The slush fund for the 1% otherwise known as the Federal Reserve's POMO program is once again pushing Wall Street higher:
Over the last week, the volume has dried up significantly in the markets. This means a large buyer in the markets can have a much bigger impact. That buyer is clearly the Federal Reserve. Operation Twist is in full swing and is essentially QE3. This plan by the Federal Reserve is to buy $400 billion in long term treasuries while selling $400 billion in short term treasuries. Short term is something there is demand for and investors will gobble up (due to fear), while long term has more hesitation. Throughout October, the Federal Reserve will be buying $40 billion in long term treasuries. This happens on an almost daily basis and was seen during QE2. During QE2 the term used was POMO (permanent open market operations). In other words, the Federal Reserve would use POMO to prop up the stock market. Considering the light volume, this works like a charm. Should volume get heavy, it will have little effect.

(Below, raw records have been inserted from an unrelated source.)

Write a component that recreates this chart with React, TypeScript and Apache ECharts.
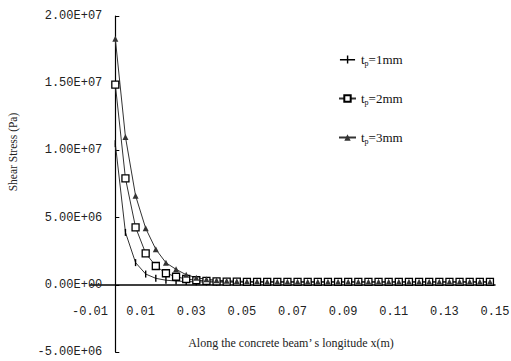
import React, { useEffect, useRef } from "react";
import * as echarts from "echarts";

const xValues = [
  0, 0.004, 0.008, 0.012, 0.016, 0.02, 0.024, 0.028, 0.032, 0.036,
  0.04, 0.044, 0.048, 0.052, 0.056, 0.06, 0.064, 0.068, 0.072, 0.076,
  0.08, 0.084, 0.088, 0.092, 0.096, 0.1, 0.104, 0.108, 0.112, 0.116,
  0.12, 0.124, 0.128, 0.132, 0.136, 0.14, 0.144, 0.148,
];

const tp1 = [
  1.05e7, 3.9e6, 1.65e6, 8.0e5, 4.8e5, 3.4e5, 2.8e5, 2.4e5, 2.2e5, 2.1e5,
  2.0e5, 2.0e5, 2.0e5, 2.0e5, 2.0e5, 2.0e5, 2.0e5, 2.0e5, 2.0e5, 2.0e5,
  2.0e5, 2.0e5, 2.0e5, 2.0e5, 2.0e5, 2.0e5, 2.0e5, 2.0e5, 2.0e5, 2.0e5,
  2.0e5, 2.0e5, 2.0e5, 2.0e5, 2.0e5, 2.0e5, 2.0e5, 2.0e5,
];

const tp2 = [
  1.49e7, 7.92e6, 4.28e6, 2.34e6, 1.4e6, 8.6e5, 6.0e5, 4.3e5, 3.4e5, 2.9e5,
  2.6e5, 2.4e5, 2.3e5, 2.2e5, 2.2e5, 2.2e5, 2.2e5, 2.2e5, 2.2e5, 2.2e5,
  2.2e5, 2.2e5, 2.2e5, 2.2e5, 2.2e5, 2.2e5, 2.2e5, 2.2e5, 2.2e5, 2.2e5,
  2.2e5, 2.2e5, 2.2e5, 2.2e5, 2.2e5, 2.2e5, 2.2e5, 2.2e5,
];

const tp3 = [
  1.83e7, 1.1e7, 6.63e6, 4.2e6, 2.64e6, 1.64e6, 1.15e6, 7.5e5, 5.3e5, 4.1e5,
  3.4e5, 3.0e5, 2.7e5, 2.5e5, 2.4e5, 2.3e5, 2.3e5, 2.3e5, 2.3e5, 2.3e5,
  2.3e5, 2.3e5, 2.3e5, 2.3e5, 2.3e5, 2.3e5, 2.3e5, 2.3e5, 2.3e5, 2.3e5,
  2.3e5, 2.3e5, 2.3e5, 2.3e5, 2.3e5, 2.3e5, 2.3e5, 2.3e5,
];

const seriesNames = ["tp=1mm", "tp=2mm", "tp=3mm"];
const xTitle = "Along the concrete beam\u2019 s longitude x(m)";
const yTitle = "Shear Stress (Pa)";

function sci(v: number): string {
  if (v === 0) return "0.00E+00";
  const sign = v < 0 ? "-" : "";
  const a = Math.abs(v);
  const e = Math.floor(Math.log10(a) + 1e-9);
  const m = a / Math.pow(10, e);
  const es = (e < 0 ? "-" : "+") + String(Math.abs(e)).padStart(2, "0");
  return sign + m.toFixed(2) + "E" + es;
}

const pair = (ys: number[]) => xValues.map((x, i) => [x, ys[i]]);

export default function App() {
  const ref = useRef<HTMLDivElement>(null);
  useEffect(() => {
    if (!ref.current) return;
    const chart = echarts.init(ref.current, null, { renderer: "svg" });
    const lineColor = "#333";
    const serif = "'Liberation Serif', 'Times New Roman', serif";
    const mono = "'Liberation Mono', 'Courier New', monospace";
    const gridLeft = 90;
    const gridRight = 16;
    const gridTop = 16;
    const gridBottom = 9;
    const xMin = -0.01;
    const xMax = 0.15;
    const yMin = -5e6;
    const yMax = 2e7;
    const plotW = 511 - gridLeft - gridRight;
    const plotH = 361 - gridTop - gridBottom;
    // shift the axes so they cross at (0, 0), as in the reference
    const yAxisShift = ((0 - xMin) / (xMax - xMin)) * plotW;
    const xAxisShift = ((0 - yMin) / (yMax - yMin)) * plotH;
    chart.setOption({
      animation: false,
      backgroundColor: "#ffffff",
      grid: {
        left: gridLeft,
        right: gridRight,
        top: gridTop,
        bottom: gridBottom,
        containLabel: false,
        outerBoundsMode: "none",
      },
      legend: {
        orient: "vertical",
        left: 333,
        top: 48,
        itemGap: 25,
        itemWidth: 17,
        itemHeight: 8,
        data: [
          { name: seriesNames[0], icon: "path://M0,4 L17,4 L17,5.5 L0,5.5 Z M7.8,0 L9.4,0 L9.4,9 L7.8,9 Z" },
          { name: seriesNames[1] },
          { name: seriesNames[2] },
        ],
        formatter: (n: string) => `{t|t}{s|p}{t|${n.slice(2)}}`,
        textStyle: {
          color: "#111",
          rich: {
            t: { fontFamily: serif, fontSize: 13, color: "#111" },
            s: { fontFamily: serif, fontSize: 8, color: "#111", verticalAlign: "bottom", padding: [7, 0, 0, 0] },
          },
        },
      },
      xAxis: {
        type: "value",
        min: xMin,
        max: xMax,
        interval: 0.02,
        offset: -xAxisShift,
        axisLine: { onZero: false, lineStyle: { color: "#000", width: 1.5 } },
        axisTick: { show: false },
        splitLine: { show: false },
        axisLabel: {
          margin: 21,
          fontFamily: mono,
          fontSize: 12,
          color: "#222",
          showMinLabel: true,
          showMaxLabel: true,
          formatter: (v: number) => v.toFixed(2),
        },
      },
      yAxis: {
        type: "value",
        min: yMin,
        max: yMax,
        interval: 5e6,
        offset: -yAxisShift,
        axisLine: { show: true, onZero: false, lineStyle: { color: "#000", width: 1.2 } },
        axisTick: { show: true, inside: true, length: 4, lineStyle: { color: "#000" } },
        splitLine: { show: false },
        axisLabel: {
          margin: 13,
          fontFamily: mono,
          fontSize: 12,
          color: "#222",
          formatter: (v: number) => sci(v),
        },
      },
      graphic: [
        {
          type: "text",
          x: 13,
          y: 152,
          rotation: Math.PI / 2,
          style: {
            text: yTitle,
            fontFamily: serif,
            fontSize: 11.5,
            fill: "#222",
            align: "center",
            verticalAlign: "middle",
          },
        },
        {
          type: "text",
          x: 291,
          y: 343,
          style: {
            text: xTitle,
            fontFamily: serif,
            fontSize: 12,
            fill: "#222",
            align: "center",
            verticalAlign: "middle",
          },
        },
      ],
      series: [
        {
          name: seriesNames[0],
          type: "line",
          data: pair(tp1),
          symbol: "path://M0,0 L2,0 L2,10 L0,10 Z",
          symbolKeepAspect: true,
          symbolSize: 7,
          showAllSymbol: true,
          lineStyle: { color: lineColor, width: 1 },
          itemStyle: { color: "#000" },
        },
        {
          name: seriesNames[1],
          type: "line",
          data: pair(tp2),
          symbol: "rect",
          symbolSize: 7,
          showAllSymbol: true,
          lineStyle: { color: lineColor, width: 1 },
          itemStyle: { color: "#fff", borderColor: "#000", borderWidth: 1.3 },
        },
        {
          name: seriesNames[2],
          type: "line",
          data: pair(tp3),
          symbol: "triangle",
          symbolSize: 6,
          showAllSymbol: true,
          lineStyle: { color: lineColor, width: 1 },
          itemStyle: { color: "#333" },
        },
      ],
    });
    return () => chart.dispose();
  }, []);
  return (
    <div
      ref={ref}
      style={{ position: "fixed", left: 0, top: 0, width: 511, height: 361 }}
    />
  );
}
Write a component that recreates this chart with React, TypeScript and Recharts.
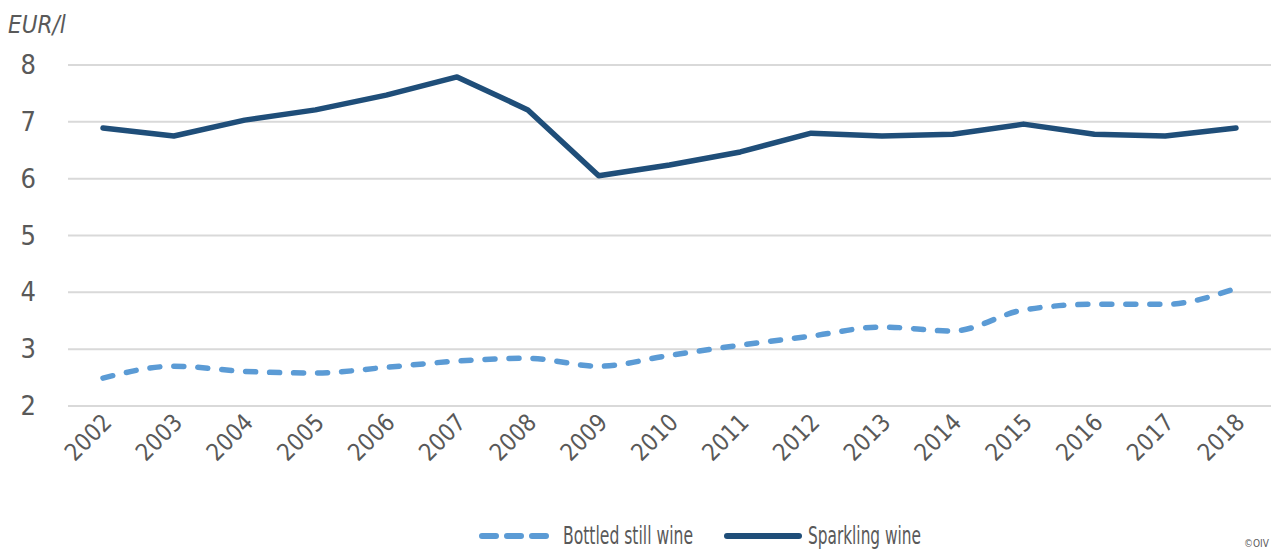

POMO is back in full force. While Europe tries to sort out its issues and get a plan together, the Federal Reserve is keeping the markets from collapsing. Note the POMO schedule below. This clearly shows there was no POMO yesterday, the markets fell sharply. Today, the markets opened lower but mysteriously surged to go positive between 10-10:30am ET.
On Tuesday, the indomitable Goldman Sachs posted a quarterly loss for the first time since 2006. It was exposed after the end of QE2 in June, rendering toothless the secret sauce or proprietary trading programs which it and other Wall Street firms use to illegally front-run markets.
This was only a temporary hiccup by the squid, however, which unbeknowest to most Americans was able to thrust its tentacles back into our pockets with the launch of QE3, code named “Operation Twist”. The FED's latest moniker is a ruse to distract us from the fact that the money dumped onto The Street is leveraged 40-to-1 and pocketed by the same firms which happen to own the Federal Reserve.
The preposterous correlation between POMO and stocks, dating back to 2005, is guaranteed to continue at least until the FED's latest round of Wall Street handouts ends early next summer.